“La sanzione contro i lavoratori di Taranto? Mi lascia sgomenta, il solito gioco italiano di cornuto e mazziato”. È rimasta davvero colpita, Sabrina Ferilli, quando ha saputo che alcuni addetti dell’Arcelor Mittal sono stati sospesi dall’azienda per aver associato, attraverso un post su Facebook, la fiction Svegliati amore mio – di cui l’attrice è protagonista in questi giorni – alle vicende dell’ex Ilva. La miniserie – l’ultima puntata è prevista mercoledì 7 aprile – narra la storia di Nanà Santoro (interpretata dalla Ferilli appunto), moglie di un operaio di un’acciaieria e mamma di una bambina malata di leucemia, che sospetta le correlazioni tra l’inquinamento della fabbrica e le malattie. La scelta dei registi, Ricky Tognazzi e Simona Izzo, di occuparsi di questo tema in prima serata ha avuto un certo impatto sulla comunità tarantina, al punto che una madre ha fatto circolare un post e ha ottenuto oltre 10.000 visualizzazioni, parlando – appunto – di come la fiction sia chiaramente ispirata alla realtà vissuta in quel territorio. Alcuni lavoratori dell’Ilva lo hanno condiviso sul loro profilo e, per questo, sono stati puniti dall’Arcelor Mittal, con l’accusa di aver creato “un danno di immagine alla società”. Questo nonostante il post non contenesse alcun riferimento al nome dell’azienda. Uno di loro è difeso dal sindacato Usb, che imputa all’impresa anche l’aver invaso la privacy dell’operaio, visto che la sua bacheca non era pubblica. Gli attori e i registi non sono rimasti indifferenti.
Sabrina Ferilli, chiariamo subito questo aspetto: Svegliati amore mio è una fiction che parla esplicitamente di Taranto?
Noi non siamo entrati nello specifico, ci siamo ispirati alle città che ospitano acciaierie e a tutto ciò che questo ha comportato a chi ci lavora e alle loro famiglie. In Italia abbiamo ancora tanti siti attivi, ma è chiaro che Taranto sia l’area più investita dal problema.

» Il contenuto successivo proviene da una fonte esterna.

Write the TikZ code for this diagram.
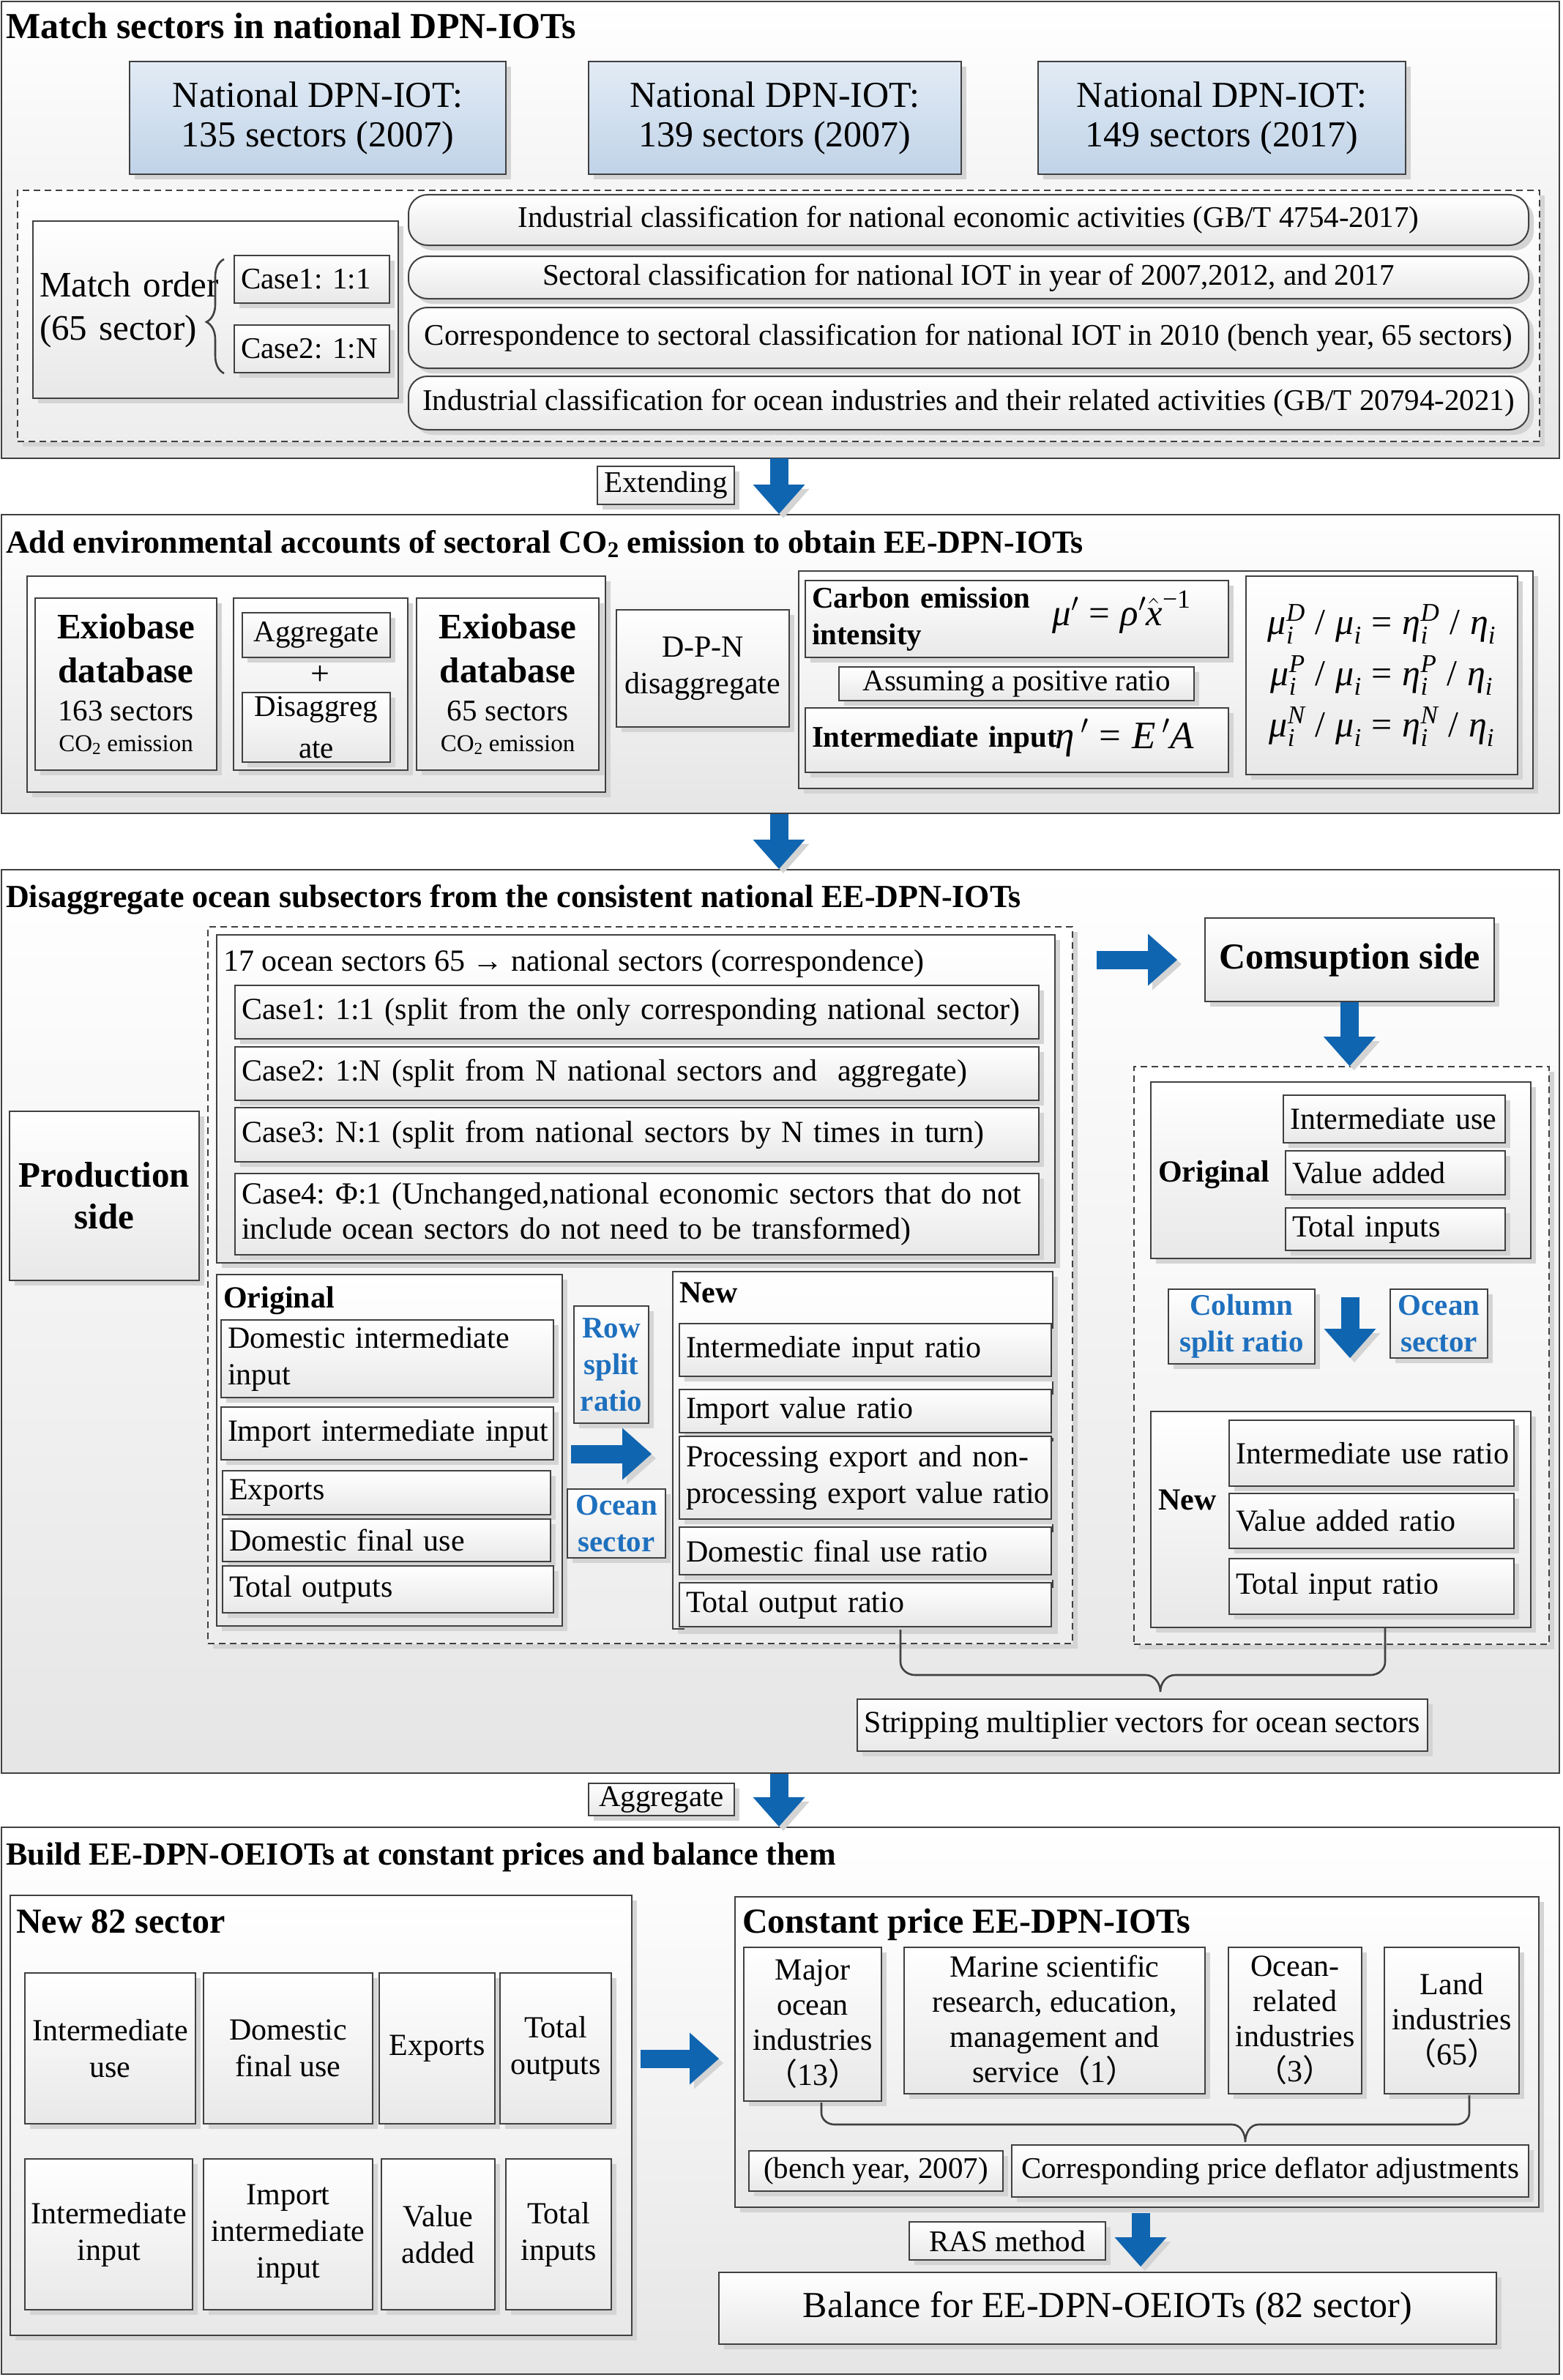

Ma ripeto, non ci sono riferimenti e oltretutto la storia è ambientata nel 2000, quindi molto prima che lo stabilimento venisse preso dagli attuali proprietari.
Il post “incriminato” sostiene che l’acciaieria Ghisal – così viene chiamata nel racconto – “altri non è che il siderurgico di Taranto”. Ma non viene affatto nominata l’Arcelor Mittal, eppure all’azienda ha dato fastidio la semplice associazione dei fatti narrati con lo stabilimento e ha ritenuto di doversi difendere, sostenendo di rispettare l’autorizzazione integrata ambientale (Aia).
Quelli che hanno preso oggi la fabbrica non c’entrano con quel periodo. Sono entrati nel 2018, hanno preso l’onere delle bonifiche e non so ora a che punto siano. Ma su quello che è successo negli anni passati c’è un processo penale e, circa un mese fa, ci sono state le richieste di condanna da parte dei pubblici ministeri. Per carità, bisogna aspettare le sentenze della Cassazione, però per il momento i fatti sono questi. E sul fatto che l’inquinamento abbia portato morte, è scienza. Quindi io capisco che questa azienda ha ereditato una patata bollente, però, anziché prendersela con quello che scrivono su Facebook i lavoratori, dovrebbe rivolgersi alla politica.
L’impressione è che a infastidire sia il solo fatto di parlarne, tra l’altro in prime time?
Chi gestisce oggi la fabbrica ha comunque tutto l’interesse che non se ne parli, che non vengano fuori determinati aspetti, ma sono quelli più importanti. Punire tre operai che si sono espressi in maniera colorita su cose che vivono tutti i giorni è una cosa che mi lascia sgomenta. Insisto sul fatto che la proprietà si faccia sentire con la politica, visto che sembra assente e non ha mai risolto definitivamente questa cosa. È una cosa delicata ma la politica questo deve fare, ci sono di mezzo sopravvivenza, lavoro e vita. Mi auguro che la proprietà e i dipendenti che continuano in modo eroico a lavorare siano uniti rispetto all’obiettivo.
Che cosa vorrebbe dire a quegli operai che hanno subito la sanzione?
Di non sentirsi soli. Credo che la questione si risolverà, ma se dovesse proseguire noi ci metteremmo a disposizione anche economicamente per aiutarli a sostenere qualunque spesa legale. Noi con la fiction aiutiamo quelle comunità smuovendo le coscienze di tutti, e per la prima volta lo facciamo in televisione, ma se quelle persone dovessero avere bisogno lo faremmo anche in pratica, dato che purtroppo la realtà ha superato di gran lunga la fiction.